Manitoba Government Faces Criticism Over Grocery Tax Cuts

Marcus Wong, Economy & Markets Analyst (Toronto)
4 Min Read
⏱️ 3 min read

In a move that has sparked significant debate, the Manitoba government has revealed its plans to eliminate the seven per cent provincial sales tax on grocery items starting July 1. However, the initiative has been met with pushback from various stakeholders who argue that it unfairly excludes certain businesses. Despite this criticism, Finance Minister Adrien Sala has indicated that while discussions will continue, no immediate changes are being promised.

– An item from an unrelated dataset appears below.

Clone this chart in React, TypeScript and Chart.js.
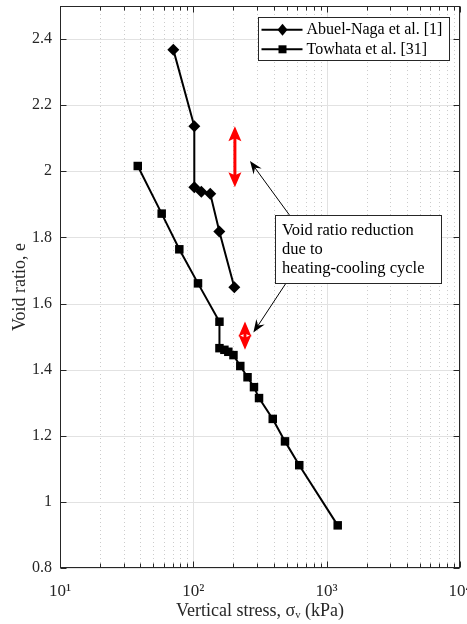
import React, { useEffect, useRef } from 'react';
import { Chart, registerables } from 'chart.js';

Chart.register(...registerables);

// ---------- data ----------
const seriesLabels = ['Abuel-Naga et al. [1]', 'Towhata et al. [31]'];
const abuelStress = [70.8, 101.7, 101.7, 114.8, 134, 156.7, 203];
const abuelVoid = [2.368, 2.136, 1.952, 1.938, 1.932, 1.818, 1.649];
const towhataStress = [38.3, 57.9, 78.5, 108.4, 157, 157, 171, 183, 200, 225, 255, 285, 311, 394, 487, 623, 1210];
const towhataVoid = [2.016, 1.872, 1.764, 1.661, 1.545, 1.465, 1.46, 1.454, 1.444, 1.411, 1.377, 1.347, 1.314, 1.251, 1.183, 1.111, 0.929];

const xMajorTicks = [10, 100, 1000, 10000];
const xTickLabels = ['10¹', '10²', '10³', '10⁴'];
const xMinorMultipliers = [2, 3, 4, 5, 6, 7, 8, 9];
const xDecades = [10, 100, 1000];
const yTicks = [0.8, 1, 1.2, 1.4, 1.6, 1.8, 2, 2.2, 2.4];
const yTickLabels = ['0.8', '1', '1.2', '1.4', '1.6', '1.8', '2', '2.2', '2.4'];

// annotations (data coordinates)
const redArrowX = [205, 244];
const redArrowTop = [2.136, 1.546];
const redArrowBottom = [1.952, 1.46];
const pointerFromX = [525, 496];
const pointerFromY = [1.868, 1.662];
const pointerToX = [266, 282];
const pointerToY = [2.031, 1.512];
const noteBoxX = [410, 7160];
const noteBoxY = [1.868, 1.662];
const noteLines = ['Void ratio reduction', 'due to', 'heating-cooling cycle'];

const FONT = "'Liberation Serif', 'Times New Roman', serif";
const INK = '#262626';

function arrowHead(ctx: CanvasRenderingContext2D, tx: number, ty: number, dx: number, dy: number, len: number, halfW: number, inset: number) {
  const n = Math.hypot(dx, dy) || 1;
  const ux = dx / n, uy = dy / n;
  const bx = tx - ux * len, by = ty - uy * len;
  const nx = -uy, ny = ux;
  ctx.beginPath();
  ctx.moveTo(tx, ty);
  ctx.lineTo(bx + nx * halfW, by + ny * halfW);
  ctx.lineTo(tx - ux * len * (1 - inset), ty - uy * len * (1 - inset));
  ctx.lineTo(bx - nx * halfW, by - ny * halfW);
  ctx.closePath();
  ctx.fill();
}

const decorPlugin = {
  id: 'decor',
  beforeDatasetsDraw(chart: any) {
    const { ctx, chartArea: a, scales } = chart;
    const x = scales.x, y = scales.y;
    ctx.save();
    ctx.lineWidth = 1;
    // minor x grid (dotted)
    ctx.strokeStyle = '#cccccc';
    ctx.setLineDash([1, 3]);
    xDecades.forEach((d) => {
      xMinorMultipliers.forEach((m) => {
        const px = Math.round(x.getPixelForValue(d * m)) + 0.5;
        ctx.beginPath();
        ctx.moveTo(px, a.top);
        ctx.lineTo(px, a.bottom);
        ctx.stroke();
      });
    });
    ctx.setLineDash([]);
    // major grid
    ctx.strokeStyle = '#e2e2e2';
    xMajorTicks.forEach((v) => {
      const px = Math.round(x.getPixelForValue(v)) + 0.5;
      ctx.beginPath();
      ctx.moveTo(px, a.top);
      ctx.lineTo(px, a.bottom);
      ctx.stroke();
    });
    yTicks.forEach((v) => {
      const py = Math.round(y.getPixelForValue(v)) + 0.5;
      ctx.beginPath();
      ctx.moveTo(a.left, py);
      ctx.lineTo(a.right, py);
      ctx.stroke();
    });
    ctx.restore();
  },
  afterDatasetsDraw(chart: any) {
    const { ctx, chartArea: a, scales } = chart;
    const x = scales.x, y = scales.y;
    ctx.save();
    // frame
    ctx.strokeStyle = INK;
    ctx.lineWidth = 1;
    const L = Math.round(a.left) + 0.5, R = Math.round(a.right) - 0.5;
    const T = Math.round(a.top) + 0.5, B = Math.round(a.bottom) - 0.5;
    ctx.strokeRect(L, T, R - L, B - T);
    // ticks
    ctx.beginPath();
    xMajorTicks.forEach((v) => {
      const px = Math.round(x.getPixelForValue(v)) + 0.5;
      ctx.moveTo(px, B); ctx.lineTo(px, B - 6);
      ctx.moveTo(px, T); ctx.lineTo(px, T + 6);
    });
    xDecades.forEach((d) => {
      xMinorMultipliers.forEach((m) => {
        const px = Math.round(x.getPixelForValue(d * m)) + 0.5;
        ctx.moveTo(px, B); ctx.lineTo(px, B - 4);
        ctx.moveTo(px, T); ctx.lineTo(px, T + 4);
      });
    });
    yTicks.forEach((v) => {
      const py = Math.round(y.getPixelForValue(v)) + 0.5;
      ctx.moveTo(L, py); ctx.lineTo(L + 6, py);
      ctx.moveTo(R, py); ctx.lineTo(R - 6, py);
    });
    ctx.stroke();

    // red double arrows
    ctx.fillStyle = '#ff0000';
    ctx.strokeStyle = '#ff0000';
    ctx.lineWidth = 3;
    redArrowX.forEach((v, i) => {
      const px = x.getPixelForValue(v);
      const pt = y.getPixelForValue(redArrowTop[i]);
      const pb = y.getPixelForValue(redArrowBottom[i]);
      ctx.beginPath();
      ctx.moveTo(px, pt + 10);
      ctx.lineTo(px, pb - 10);
      ctx.stroke();
      arrowHead(ctx, px, pt, 0, -1, 15, 6.5, 0.2);
      arrowHead(ctx, px, pb, 0, 1, 15, 6.5, 0.2);
    });

    // black pointer arrows
    ctx.strokeStyle = '#000';
    ctx.fillStyle = '#000';
    ctx.lineWidth = 1;
    pointerFromX.forEach((v, i) => {
      const fx = x.getPixelForValue(v), fy = y.getPixelForValue(pointerFromY[i]);
      const tx = x.getPixelForValue(pointerToX[i]), ty = y.getPixelForValue(pointerToY[i]);
      const dx = tx - fx, dy = ty - fy;
      const n = Math.hypot(dx, dy);
      ctx.beginPath();
      ctx.moveTo(fx, fy);
      ctx.lineTo(tx - (dx / n) * 8, ty - (dy / n) * 8);
      ctx.stroke();
      arrowHead(ctx, tx, ty, dx, dy, 13, 5, 0.35);
    });

    // note box
    const bx0 = Math.round(x.getPixelForValue(noteBoxX[0])) + 0.5;
    const bx1 = Math.round(x.getPixelForValue(noteBoxX[1])) + 0.5;
    const by0 = Math.round(y.getPixelForValue(noteBoxY[0])) + 0.5;
    const by1 = Math.round(y.getPixelForValue(noteBoxY[1])) + 0.5;
    ctx.fillStyle = '#fff';
    ctx.fillRect(bx0, by0, bx1 - bx0, by1 - by0);
    ctx.strokeStyle = INK;
    ctx.strokeRect(bx0, by0, bx1 - bx0, by1 - by0);
    ctx.fillStyle = '#000';
    ctx.font = `16.5px ${FONT}`;
    ctx.textAlign = 'left';
    ctx.textBaseline = 'middle';
    noteLines.forEach((t, i) => {
      ctx.fillText(t, bx0 + 6.5, by0 + 15 + i * 19.3);
    });

    // legend
    const lx0 = Math.round(a.right - 202) + 0.5;
    const lx1 = Math.round(a.right - 11) + 0.5;
    const ly0 = Math.round(a.top + 11) + 0.5;
    const ly1 = Math.round(a.top + 54) + 0.5;
    ctx.fillStyle = '#fff';
    ctx.fillRect(lx0, ly0, lx1 - lx0, ly1 - ly0);
    ctx.strokeStyle = INK;
    ctx.lineWidth = 1;
    ctx.strokeRect(lx0, ly0, lx1 - lx0, ly1 - ly0);
    chart.data.datasets.forEach((ds: any, i: number) => {
      const ry = a.top + 23.7 + i * 19.6;
      ctx.strokeStyle = '#000';
      ctx.lineWidth = 2;
      ctx.beginPath();
      ctx.moveTo(lx0 + 3, ry);
      ctx.lineTo(lx0 + 44, ry);
      ctx.stroke();
      ctx.fillStyle = '#000';
      const mx = lx0 + 24;
      ctx.beginPath();
      if (ds.pointStyle === 'rectRot') {
        ctx.moveTo(mx, ry - 6); ctx.lineTo(mx + 5, ry); ctx.lineTo(mx, ry + 6); ctx.lineTo(mx - 5, ry);
      } else {
        ctx.rect(mx - 4, ry - 4, 8, 8);
      }
      ctx.closePath();
      ctx.fill();
      ctx.font = `16px ${FONT}`;
      ctx.textBaseline = 'middle';
      ctx.fillText(ds.label, lx0 + 48, ry);
    });
    ctx.restore();
  },
};

export default function App() {
  const ref = useRef<HTMLCanvasElement | null>(null);
  useEffect(() => {
    if (!ref.current) return;
    const chart = new Chart(ref.current, {
      type: 'line',
      data: {
        datasets: [
          {
            label: seriesLabels[0],
            data: abuelStress.map((s, i) => ({ x: s, y: abuelVoid[i] })),
            borderColor: '#000',
            backgroundColor: '#000',
            borderWidth: 2,
            pointStyle: 'rectRot',
            pointRadius: 6,
            pointBorderWidth: 0,
            pointBackgroundColor: '#000',
            tension: 0,
          },
          {
            label: seriesLabels[1],
            data: towhataStress.map((s, i) => ({ x: s, y: towhataVoid[i] })),
            borderColor: '#000',
            backgroundColor: '#000',
            borderWidth: 2,
            pointStyle: 'rect',
            pointRadius: 6,
            pointBorderWidth: 0,
            pointBackgroundColor: '#000',
            tension: 0,
          },
        ],
      },
      options: {
        animation: false,
        responsive: false,
        devicePixelRatio: 1,
        layout: { padding: { top: 4, right: 7, left: 0, bottom: 0 } },
        plugins: { legend: { display: false }, tooltip: { enabled: false } },
        scales: {
          x: {
            type: 'logarithmic',
            min: 10,
            max: 10000,
            grid: { display: false, drawTicks: false },
            border: { display: false },
            afterBuildTicks: (s: any) => {
              s.ticks = xMajorTicks.map((v) => ({ value: v }));
            },
            afterFit: (s: any) => {
              s.height = 56;
              s.paddingLeft = 0;
              s.paddingRight = 0;
            },
            ticks: {
              autoSkip: false,
              maxRotation: 0,
              minRotation: 0,
              padding: 13,
              color: INK,
              font: { family: FONT, size: 17 },
              callback: (_v: any, i: number) => xTickLabels[i] ?? '',
            },
            title: {
              display: true,
              text: 'Vertical stress, σᵥ (kPa)',
              color: INK,
              font: { family: FONT, size: 18 },
              padding: { top: 0, bottom: 2 },
            },
          },
          y: {
            type: 'linear',
            min: 0.8,
            max: 2.5,
            grid: { display: false, drawTicks: false },
            border: { display: false },
            afterBuildTicks: (s: any) => {
              s.ticks = yTicks.map((v) => ({ value: v }));
            },
            afterFit: (s: any) => {
              s.width = 60;
              s.paddingTop = 0;
              s.paddingBottom = 0;
            },
            ticks: {
              autoSkip: false,
              padding: 8,
              color: INK,
              font: { family: FONT, size: 16 },
              callback: (_v: any, i: number) => yTickLabels[i] ?? '',
            },
            title: {
              display: true,
              text: 'Void ratio, e',
              color: INK,
              font: { family: FONT, size: 18 },
              padding: { top: 9, bottom: 0 },
            },
          },
        },
      },
      plugins: [decorPlugin],
    } as any);
    return () => chart.destroy();
  }, []);
  return (
    <div style={{ position: 'absolute', left: 0, top: 0, width: 467, height: 624, background: '#fff' }}>
      <canvas ref={ref} width={467} height={624} style={{ display: 'block' }} />
    </div>
  );
}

Proposed Tax Changes and Their Implications

The forthcoming tax cut aims to extend the benefits of grocery shopping to a broader range of products. Currently, essential items such as meat, milk, bread, and fresh produce are exempt from sales tax. The new proposal plans to remove the tax on additional items like snacks, soft drinks, and ready-to-eat meals purchased in grocery stores.

However, the exemption will not apply to similar goods sold in restaurants, gas stations, or small urban convenience stores, creating a disparity that critics argue will negatively impact these businesses. Tyler Slobogian, a senior policy analyst with the Canadian Federation of Independent Business, highlighted the inconsistency, stating, “There is nothing fair about a system where a rotisserie chicken is tax-free in one store but taxed in another, or taxed at a restaurant.”

Ongoing Discussions with Stakeholders

In light of these concerns, the provincial government has committed to engaging with critics, including representatives from the restaurant sector and small retailers. During a meeting with staff from the Retail Council of Canada, it was conveyed that while there is a willingness to listen, no commitments to revise the tax cut have been made. John Graham, a regional director for government relations with the federation, noted, “What we got was certainly a willingness to participate in a conversation and a desire to get this right, at the same time as a sensitivity to opening up the financial costs of this initiative.”

The province anticipates that the tax cut will result in a loss of approximately $32 million annually. Critics are concerned that extending the tax relief to other sectors would exacerbate this financial impact.

A Recent Precedent for Change

This isn’t the first time the Manitoba government has faced public pressure regarding tax policies. In December 2023, the administration expanded a temporary suspension of the provincial fuel tax, initially limited to on-road vehicles, following feedback that it was too restrictive. The government subsequently amended the policy to include off-road vehicles as well as marked gas for agricultural use, demonstrating a willingness to adapt in response to public sentiment.

Why it Matters

The Manitoba government’s proposed grocery tax cut raises significant questions about fairness and competition within the retail sector. As stakeholders voice concerns about the uneven playing field created by the tax exemptions, the government’s response will not only shape the economic landscape for small businesses but could also set a precedent for future fiscal policy adjustments. The outcome of these discussions may ultimately influence consumer behaviour, local economies, and the overall perception of the government’s responsiveness to its constituents.